Newswise — Marine heatwaves, driven by climate change, are becoming more frequent and intense worldwide. Although we know that heatwaves kill marine organisms and have devastating effects on ecosystems, there is currently no way to predict these effects or help ecosystems adapt.
An international team of marine scientists from Hong Kong, Japan, and Canada, led by Dr Bayden D RUSSELL (Associate Director of the Swire Institute of Marine Science and Associate Professor from the School of Biological Sciences, the University of Hong Kong), including Dr Ben HARVEY (University of Tsukuba), Dr Katie MARSHALL and Professor Christopher HARLEY (University of British Columbia), have developed a new framework to allow us to not only understand the effects of marine heatwaves, but potentially predict their effects before they occur. This new method will allow researchers worldwide to identify the key biological traits of marine species in their region and predict how they are likely to be stressed by heatwaves. Most importantly, using this trait-based approach will allow managers and policy makers to identify the key species which are needed to support ecosystem function and develop strategies to help mitigate the damage caused by heatwaves.
Identifying the survivors: the future of marine ecosystems
Marine heatwaves are discrete heating events in which marine waters heat up to 6°C above normal and can last from days to months. Such high temperatures cause stress to animals and seaweeds, often killing them and in some cases driving range contractions to cooler waters. At the same time, tropical species will move into these colder waters as they warm and alter these ecosystems, sometimes irreversibly. The authors identified that key functional traits, such as heat tolerance, dispersal ability, feeding habits, and behavioural traits potentially affecting ecosystem characteristics, could be used to more accurately identify both how species will be affected by heatwaves and how this would change marine ecosystems.

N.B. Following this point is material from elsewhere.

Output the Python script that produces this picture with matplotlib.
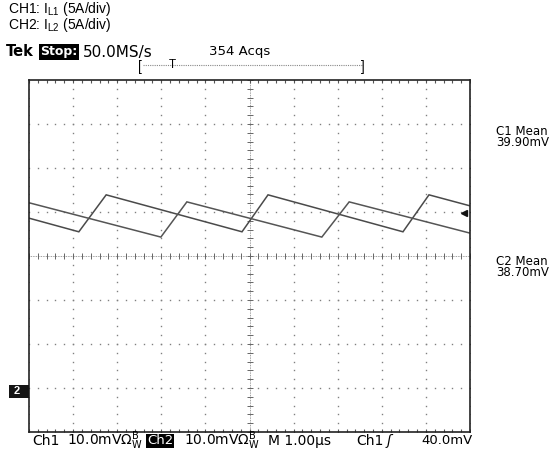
import matplotlib
matplotlib.use("Agg")
import matplotlib.pyplot as plt
from matplotlib.patches import Rectangle
import numpy as np

plt.rcParams["mathtext.fontset"] = "custom"
plt.rcParams["mathtext.rm"] = "Liberation Sans"
plt.rcParams["mathtext.it"] = "Liberation Sans:italic"
plt.rcParams["mathtext.bf"] = "Liberation Sans:bold"

# ---- data (time in µs = divisions, current in divisions) ----
t_il1 = [0.0, 1.13, 1.75, 4.83, 5.42, 8.48, 9.07, 10.0]
i_il1 = [0.86, 0.55, 1.39, 0.55, 1.39, 0.55, 1.39, 1.14]
t_il2 = [0.0, 2.99, 3.58, 6.64, 7.26, 10.0]
i_il2 = [1.21, 0.43, 1.23, 0.43, 1.23, 0.52]

header_text = "CH1: I$_{\\mathregular{L1}}$ (5A/div)\nCH2: I$_{\\mathregular{L2}}$ (5A/div)"
meas_labels = ["C1 Mean", "C2 Mean"]
meas_values = ["39.90mV", "38.70mV"]

W, H = 558, 453
fig = plt.figure(figsize=(W / 100, H / 100), dpi=100)
fig.patch.set_facecolor("white")

L, R, T, B = 29, 470, 80, 432
ax = fig.add_axes([L / W, 1 - B / H, (R - L) / W, (B - T) / H])
ax.set_xlim(0, 10)
ax.set_ylim(-4, 4)
ax.set_xticks([])
ax.set_yticks([])
for s in ax.spines.values():
    s.set_color("#222222")
    s.set_linewidth(1.2)

gc = "#808080"
fine_x = np.arange(0, 10.001, 0.2)
fine_y = np.arange(-4, 4.001, 0.2)
for gx in range(1, 10):
    if gx == 5:
        continue
    ax.plot(np.full_like(fine_y, gx), fine_y, ls="none", marker="s", ms=1.0, mew=0, color=gc)
for gy in range(-3, 4):
    if gy == 0:
        continue
    ax.plot(fine_x, np.full_like(fine_x, gy), ls="none", marker="s", ms=1.0, mew=0, color=gc)

# center cross with ticks
ax.axhline(0, color=gc, lw=0.6, ls=(0, (1, 1)))
ax.axvline(5, color=gc, lw=0.6, ls=(0, (1, 1)))
ax.plot(fine_x, np.zeros_like(fine_x), ls="none", marker="|", ms=4.5, mew=0.7, color="#666666")
ax.plot(np.full_like(fine_y, 5), fine_y, ls="none", marker="_", ms=4.5, mew=0.7, color="#666666")

# border ticks (inward)
tc = "#555555"
ax.plot(fine_x, np.full_like(fine_x, 4), ls="none", marker=3, ms=2.5, mew=0.8, color=tc)
ax.plot(fine_x, np.full_like(fine_x, -4), ls="none", marker=2, ms=2.5, mew=0.8, color=tc)
ax.plot(np.full_like(fine_y, 0), fine_y, ls="none", marker=0, ms=2.5, mew=0.8, color=tc)
ax.plot(np.full_like(fine_y, 10), fine_y, ls="none", marker=1, ms=2.5, mew=0.8, color=tc)

# waveforms
ax.plot(t_il1, i_il1, color="#4a4a4a", lw=1.1, solid_joinstyle="miter")
ax.plot(t_il2, i_il2, color="#555555", lw=1.1, solid_joinstyle="miter")

# trigger level arrow on right
ax.plot([9.87], [0.98], marker="<", ms=5, color="#111111", clip_on=False)


def fx(x):
    return x / W


def fy(y):
    return 1 - y / H


sans = "Liberation Sans"
scope = "DejaVu Sans"

fig.text(fx(8), fy(17), header_text, fontsize=10, family=sans, va="center", ha="left",
         linespacing=0.8)

fig.text(fx(6), fy(52), "Tek", fontsize=10.5, family=scope, weight="bold", va="center")
fig.text(fx(40), fy(52), "Stop:", fontsize=9, family=scope, weight="bold", va="center",
         color="white", bbox=dict(boxstyle="square,pad=0.12", fc="black", ec="none"))
fig.text(fx(83), fy(52), "50.0MS/s", fontsize=11, family=scope, va="center")
fig.text(fx(209), fy(52), "354 Acqs", fontsize=9.5, family=scope, va="center")

# trigger position bar
fig.text(fx(138), fy(67), "[", fontsize=10, family=sans, va="center")
fig.text(fx(361), fy(67), "]", fontsize=10, family=sans, va="center")
fig.text(fx(172), fy(65), "T", fontsize=8.5, family=sans, va="center", ha="center")
fig.add_artist(plt.Line2D([fx(143), fx(362)], [fy(65), fy(65)], color="#888888", lw=0.8,
                          ls=(0, (1, 1))))

# measurements
fig.text(fx(496), fy(137), meas_labels[0] + "\n" + meas_values[0], fontsize=8.5, family=scope,
         va="center", linespacing=0.85)
fig.text(fx(496), fy(267), meas_labels[1] + "\n" + meas_values[1], fontsize=8.5, family=scope,
         va="center", linespacing=0.85)

# ground marker
fig.add_artist(Rectangle((fx(9), fy(398)), fx(20), 13 / H, fc="#151515", ec="none"))
fig.text(fx(14), fy(391), "2", fontsize=8, family=sans, weight="bold", va="center", color="white")

# bottom status line
by = fy(441)
bfs = 10
fig.text(fx(32), by, "Ch1", fontsize=bfs, family=scope, va="center")
fig.text(fx(67), by, "10.0mVΩ$^{\\mathregular{B}}_{\\mathregular{W}}$", fontsize=bfs,
         family=scope, va="center")
fig.text(fx(147), by, "Ch2", fontsize=9.5, family=scope, va="center", color="white",
         bbox=dict(boxstyle="square,pad=0.05", fc="black", ec="none"))
fig.text(fx(184), by, "10.0mVΩ$^{\\mathregular{B}}_{\\mathregular{W}}$", fontsize=bfs,
         family=scope, va="center")
fig.text(fx(268), by, "M 1.00µs", fontsize=bfs, family=scope, va="center")
fig.text(fx(356), by, "Ch1", fontsize=bfs, family=scope, va="center")
fig.text(fx(387), by, "ʃ", fontsize=bfs, family=scope, va="center", style="italic")
fig.text(fx(421), by, "40.0mV", fontsize=9.5, family=scope, va="center")

fig.savefig("out.png", dpi=100, facecolor="white")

According to the authors, identifying the functional traits of the resident faunal and floral assemblages is crucial for assessing the vulnerability of marine ecosystems to change and for designing effective management, conservation, and restoration plans. Until now, there has been no framework from which to predict the potential effect of marine heatwaves and prepare for their onset. This new approach allows the identification of key species which support complex ecosystems, such as seaweeds, corals, grazing fish or urchins, and to tailor management towards these species to enhance resistance to heatwaves, re-establishment after them, and ultimately support function of coastal ecosystems.
“Unlike the current approach that is used to project the impacts of marine heatwaves, the integration of trait-based approaches at multiple time scales allows us to use measurable and ecologically meaningful features of organisms, from individual physiological responses to biological interactions, to predict ecological patterns in space and time,” said Dr Bayden Russell. “We can now have a better understanding of how extreme events will drive patterns of geographic distribution, local abundance, and functional diversity of important species.”
“Using this approach will enable more targeted management of marine species to enhance community resilience under climate change,” added Dr Ben Harvey.